This is the first part is a three-part series about the digital collection in the Pierce County Library system.
The Pierce County Library System began in 1946, with seven locations, that served about 55,000 residents of the rural and incorporated South Sound community. It has now grown into the state’s fourth largest library system, according to the web site, and serves approximatly 554,000 residents.
Alot has changed since 1946. But the library’s mission – to bring the world of information and imagination to all people of the community – has not, according to Communications Director, Mary Getchell.
“We are constently in contact with our patrons, our customer base and current tends.”
And the current trends, are leaning toward technology, even within the Pierce County Library System.
“They [our patrons] wanted convienience, they wanted constent access to the services and information we provide,” she said. “Everything, from national trends to other library system practices to bookstores saw a real preference for downloads of popular titles.”

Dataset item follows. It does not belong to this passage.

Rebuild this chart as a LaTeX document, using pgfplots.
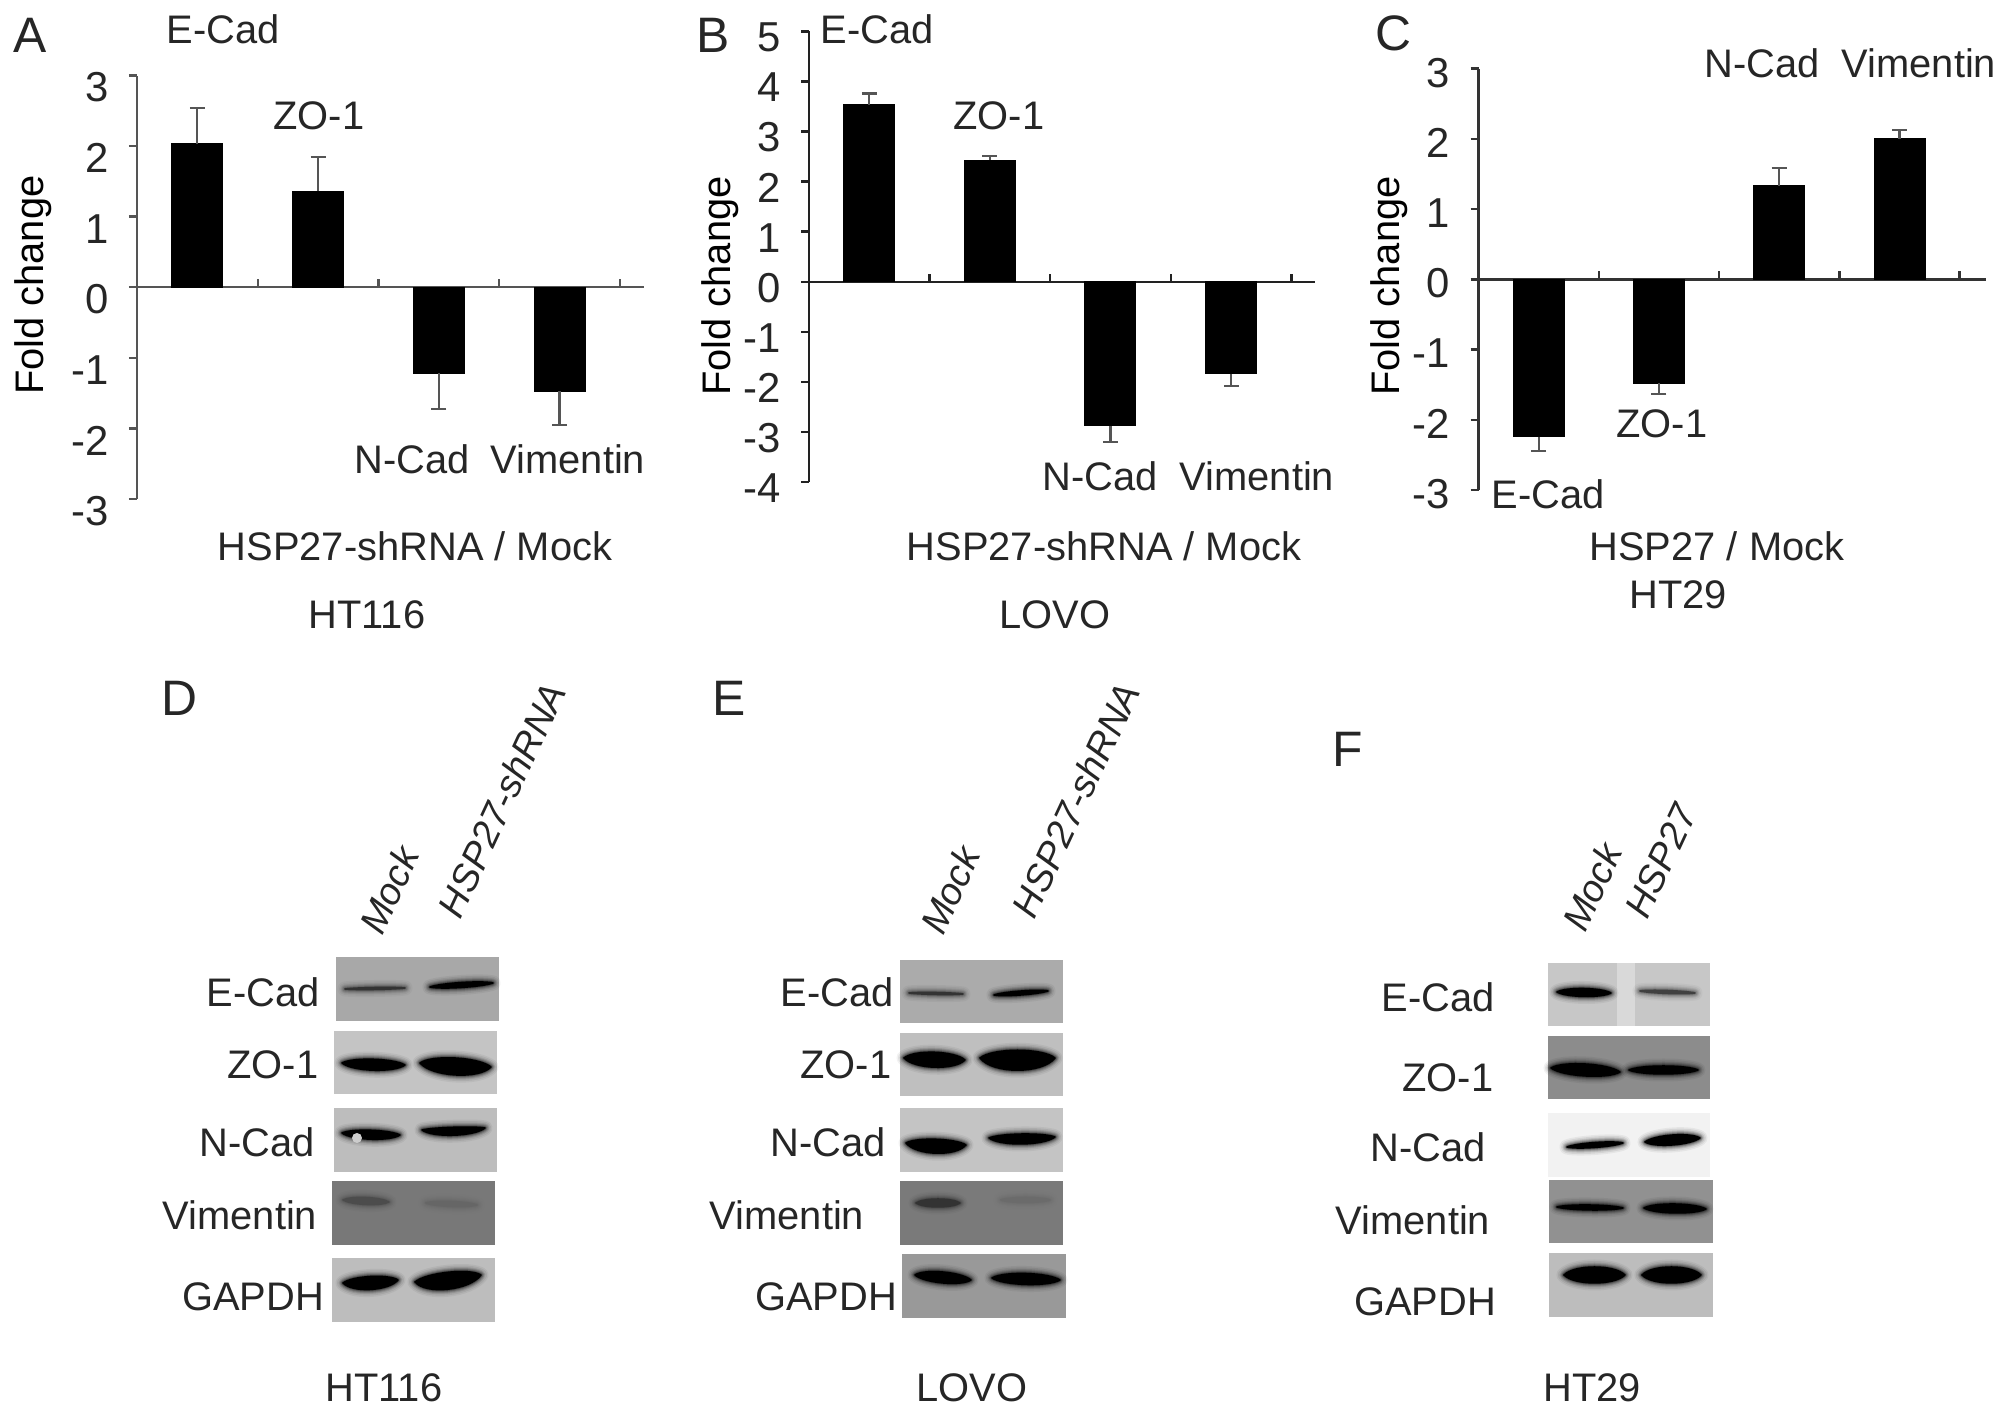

It is no secret that technology, and the receiving of products via technological means, is quickly becomeing woven into the very fabric of our society. Things that would have been unthinkable only fifteen, and even ten years ago, have now become common place.
The way we consume infromation is evolving before our eyes, moving quickly from print media – books, newspapers, and magazines, to name a few – to online and technology-based media.
[See “U.S.A. Today” E-books are a hot story at libraries.]
According to Getchell, there was a clear spike in demand for e-reader downloads at the end of 2010 and more so at the beginning of 2011.
“As of right now, the Sony Reader and the Nook [of Barnes and Noble] are the most popular e-readers for patrons,” Getchell said.
Lisa McNamara, the senior librarian at the Sumner Public Library, agreed, “I’ve definatly seen a spike [in e-reader usage], especially in January 2011, after the holidays. People want to know how to use them and how to access the libraries [digital] collection.”
To McNamara, the benefits of a digital collection are numerous. “Things are never overdue, they’re never lost, damaged, and you don’t have to physically house them. They are accessible 24/7 through our web site, to me, that is huge.”
“In 2011, we are emphasizing the availability of our online resources,” Getchell said. “This year, we are working to offer an online library sysem, and a stronger emphasis on 24/7 access for both child and adult patrons. Also, later this year around spring time, we will be offering the option of downloadible music, in addition to our existing physical collection”
Although no one expects consumer habits to change overnight, you can rest assured that Mary Getchell, Lisa McNamara, and the rest of the staff at all branches of the Pierce County Library System are striving to provide the best possible product. Whether its of the “dead tree” or technology variety.
As Getchell concluded, “We are watching what people are accessing, what they are asking for, and doing our best to provide the best access to that product. We are stocking the shelves online like we do at all our physical locations.”